Manifesto contra sede
- frei Lorrane, ofm
- 30 de set.
- 2 min de leitura

É urgente falar sobre a sede. Caminhando pelas ruas de Salvador e convivendo com pessoas em situação de rua, percebo o quanto falta algo tão simples e essencial: água. Nós nos acostumamos a doar comida, roupas, cobertores. Tudo isso é importante, mas não basta. As pessoas que vivem nas ruas estão com sede. E a sede dói, corrói, enfraquece. A cada gesto de partilha, a cada prato servido, ouço a mesma pergunta: “tem água?”. E muitas vezes não temos. Isso é cruel.
A água não é mercadoria. A água é dom gratuito de Deus, é um direito fundamental. No entanto, em pleno século XXI, em uma cidade histórica como Salvador, fontes públicas estão interditadas, bebedouros inexistem, e aqueles que mais precisam não têm onde saciar sua sede. Que sociedade somos nós, que negamos o copo de água a quem tem sede?

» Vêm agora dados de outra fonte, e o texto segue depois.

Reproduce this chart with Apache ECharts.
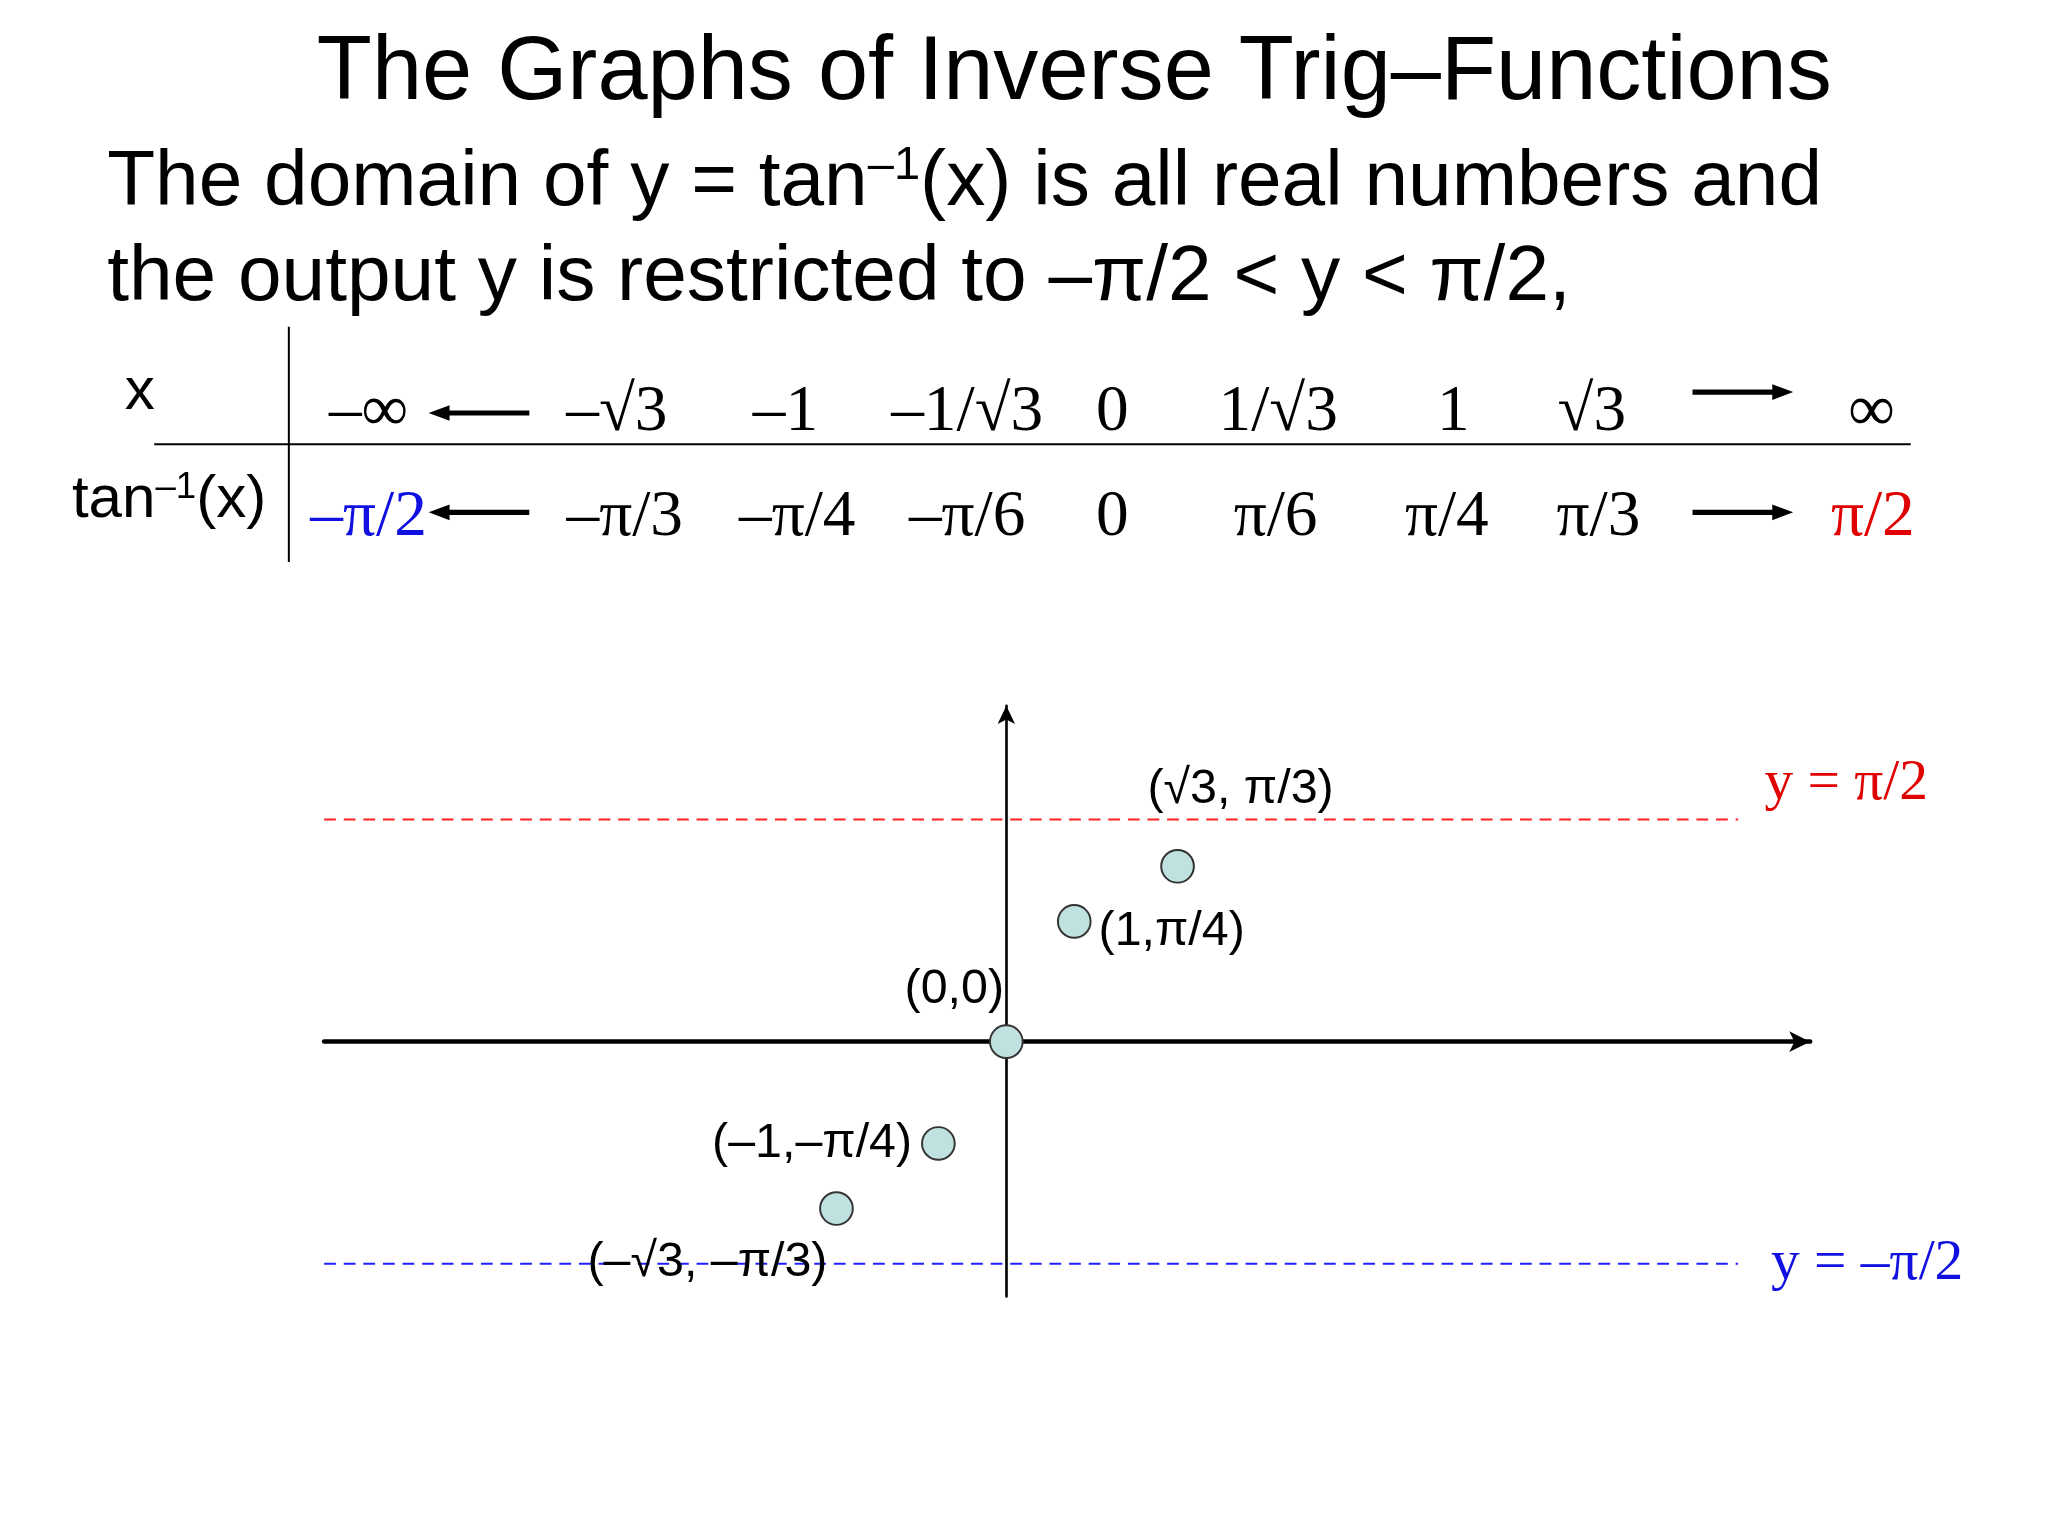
<!DOCTYPE html>
<html><head><meta charset="utf-8">
<script src="https://cdn.jsdelivr.net/npm/echarts@6/dist/echarts.min.js"></script>
<style>html,body{margin:0;padding:0;background:#fff}#c{width:2048px;height:1536px}</style>
</head><body><div id="c"></div>
<script>
// ---- data ----
const titleText = "The Graphs of Inverse Trig–Functions";
const line1a = "The domain of y = tan", line1b = "(x) is all real numbers and";
const line2 = "the output y is restricted to –π/2 < y < π/2,";
const xRow = ["–∞", "–√3", "–1", "–1/√3", "0", "1/√3", "1", "√3", "∞"];
const tanRow = ["–π/2", "–π/3", "–π/4", "–π/6", "0", "π/6", "π/4", "π/3", "π/2"];
const pointNames = ["(–√3, –π/3)", "(–1,–π/4)", "(0,0)", "(1,π/4)", "(√3, π/3)"];
const pointX = [-2.5, -1, 0, 1, 2.52];      // as drawn (schematic)
const pointY = [-1.18, -0.72, 0, 0.85, 1.24]; // as drawn (schematic)
const asymptoteY = [1.5708, -1.5708];
const asymptoteLabels = ["y = π/2", "y = –π/2"];

// ---- layout ----
const S = 2048 / 1567;
const P = v => v * S;
const xCols = [282, 472, 601, 740, 851, 978, 1112, 1218, 1432];
const tCols = [282, 478, 610, 740, 851, 976, 1107, 1223, 1433];
const serif = '"Liberation Serif","DejaVu Serif",serif';
const sans = '"Liberation Sans",Arial,sans-serif';

const g = [];
g.push({type:'text', style:{text:titleText, x:P(822), y:P(57), font:`${P(69)}px ${sans}`, fill:'#000', textAlign:'center', textVerticalAlign:'middle'}});
const supRich = {b:{fontSize:P(60), fontFamily:sans, color:'#000'}, s:{fontSize:P(36), fontFamily:sans, color:'#000', verticalAlign:'top', padding:[0,0,P(26),0]}};
g.push({type:'text', style:{text:`{b|${line1a}}{s|–1}{b|${line1b}}`, rich:supRich, x:P(82), y:P(140), fill:'#000', textVerticalAlign:'middle'}});
g.push({type:'text', style:{text:line2, x:P(82), y:P(213), font:`${P(60)}px ${sans}`, fill:'#000', textVerticalAlign:'middle'}});
// table lines
g.push({type:'line', shape:{x1:P(221),y1:P(250),x2:P(221),y2:P(430)}, style:{stroke:'#000',lineWidth:2}});
g.push({type:'line', shape:{x1:P(118),y1:P(340),x2:P(1462),y2:P(340)}, style:{stroke:'#000',lineWidth:2}});
g.push({type:'text', style:{text:'x', x:P(107), y:P(300), font:`${P(46)}px ${sans}`, fill:'#000', textAlign:'center', textVerticalAlign:'middle'}});
const supRich2 = {b:{fontSize:P(46), fontFamily:sans, color:'#000'}, s:{fontSize:P(28), fontFamily:sans, color:'#000', verticalAlign:'top', padding:[0,0,P(20),0]}};
g.push({type:'text', style:{text:'{b|tan}{s|–1}{b|(x)}', rich:supRich2, x:P(55), y:P(383), textVerticalAlign:'middle'}});
xRow.forEach((t,i)=>g.push({type:'text', style:{text:t, x:P(xCols[i]), y:P(316), font:`${P(50)}px ${serif}`, fill:'#000', textAlign:'center', textVerticalAlign:'middle'}}));
tanRow.forEach((t,i)=>g.push({type:'text', style:{text:t, x:P(tCols[i]), y:P(396), font:`${P(50)}px ${serif}`, fill: i===0?'#1010e0':(i===8?'#e00000':'#000'), textAlign:'center', textVerticalAlign:'middle'}}));
function arrow(x1,x2,y){
  const dir = Math.sign(x2-x1);
  g.push({type:'line', shape:{x1:P(x1),y1:P(y),x2:P(x2-dir*10),y2:P(y)}, style:{stroke:'#000',lineWidth:P(4)}});
  g.push({type:'polygon', shape:{points:[[P(x2),P(y)],[P(x2-dir*16),P(y-6)],[P(x2-dir*16),P(y+6)]]}, style:{fill:'#000'}});
}
arrow(405,328,316); arrow(405,328,392); arrow(1295,1372,300); arrow(1295,1372,392);
g.push({type:'text', style:{text:asymptoteLabels[0], x:P(1350), y:P(600), font:`${P(44)}px ${serif}`, fill:'#e00000', textVerticalAlign:'middle'}});
g.push({type:'text', style:{text:asymptoteLabels[1], x:P(1355), y:P(967), font:`${P(44)}px ${serif}`, fill:'#1010e0', textVerticalAlign:'middle'}});

const labelCfg = [
  {position:'bottom', offset:[-129, 8]},
  {position:'left', offset:[-4, 0]},
  {position:'top', offset:[-52, -6]},
  {position:'right', offset:[2, 10]},
  {position:'top', offset:[63, -30]}
];
const pts = pointX.map((x,i)=>({value:[x,pointY[i]], label:Object.assign({show:true, formatter:pointNames[i], fontSize:P(37), fontFamily:sans, color:'#000', textBorderWidth:0}, labelCfg[i])}));

const chart = echarts.init(document.getElementById('c'));
chart.setOption({
  animation:false,
  grid:{left:P(248), top:P(540), width:P(1385-248), height:P(992-540)},
  xAxis:{type:'value', min:-10.04, max:11.83, axisLine:{onZero:true, lineStyle:{color:'#000', width:P(3.5)}, symbol:['none','arrow'], symbolSize:[P(12),P(16)]}, axisTick:{show:false}, axisLabel:{show:false}, splitLine:{show:false}},
  yAxis:{type:'value', min:-1.802, max:2.375, axisLine:{onZero:true, lineStyle:{color:'#000', width:P(2)}, symbol:['none','arrow'], symbolSize:[P(10),P(14)]}, axisTick:{show:false}, axisLabel:{show:false}, splitLine:{show:false}},
  series:[
    {type:'line', data:[[-10.04,asymptoteY[0]],[10.77,asymptoteY[0]]], symbol:'none', lineStyle:{color:'#ff2020', type:[P(9),P(6)], width:P(1.5)}},
    {type:'line', data:[[-10.04,asymptoteY[1]],[10.77,asymptoteY[1]]], symbol:'none', lineStyle:{color:'#2020ff', type:[P(9),P(6)], width:P(1.5)}},
    {type:'scatter', data:pts, symbolSize:P(25), itemStyle:{color:'#bfe2e0', borderColor:'#333', borderWidth:P(1.5), opacity:1}, z:10, zlevel:1}
  ],
  graphic:g
});
</script></body></html>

É preciso denunciar e cobrar. Os gestores públicos (prefeitos, governadores, secretarias, órgãos responsáveis) não podem continuar ignorando essa realidade. Água potável, bebedouros, pontos de hidratação deveriam ser prioridade, sobretudo em regiões onde a população em situação de rua sobrevive. O Evangelho nos confronta: “tive sede e me destes de beber”. Esse não é apenas um chamado espiritual, é um compromisso concreto com a vida.
Não basta falar de solidariedade, é preciso agir. É possível, sim, buscar soluções: parcerias para instalar filtros, pontos de acesso à água nas ruas, torneiras que funcionem em espaços públicos. Estruturas existem; o que falta é vontade política. Se já gastamos tanto dinheiro construindo barreiras hostis, grades, pedras e espinhos para afastar os pobres, por que não transformar essas estruturas em fontes de dignidade? Como lembrou o padre Júlio Lancellotti, no 3º Encontro Nacional da Economia de Francisco e Clara em Recife/PE, o combate à arquitetura hostil precisa começar nos próprios espaços públicos. Onde hoje há grades e impedimentos, que haja torneiras, água corrente, chuveiros, pontos de cuidado.
Eu mesmo me coloco à disposição. Estou pronto para me juntar a qualquer secretaria, a qualquer órgão público, a qualquer instituição que queira tornar possível o acesso à água para quem vive nas ruas. É inaceitável que continuemos a conviver com a sede alheia como se fosse normal. Não é normal! É desumano.
Este manifesto é um grito: água é vida, água é direito, água é dom. Negá-la é negar a própria humanidade. Que a nossa sociedade, que os nossos governantes, que cada grupo de solidariedade acorde para essa urgência. Enquanto houver alguém com sede nas ruas, não podemos descansar.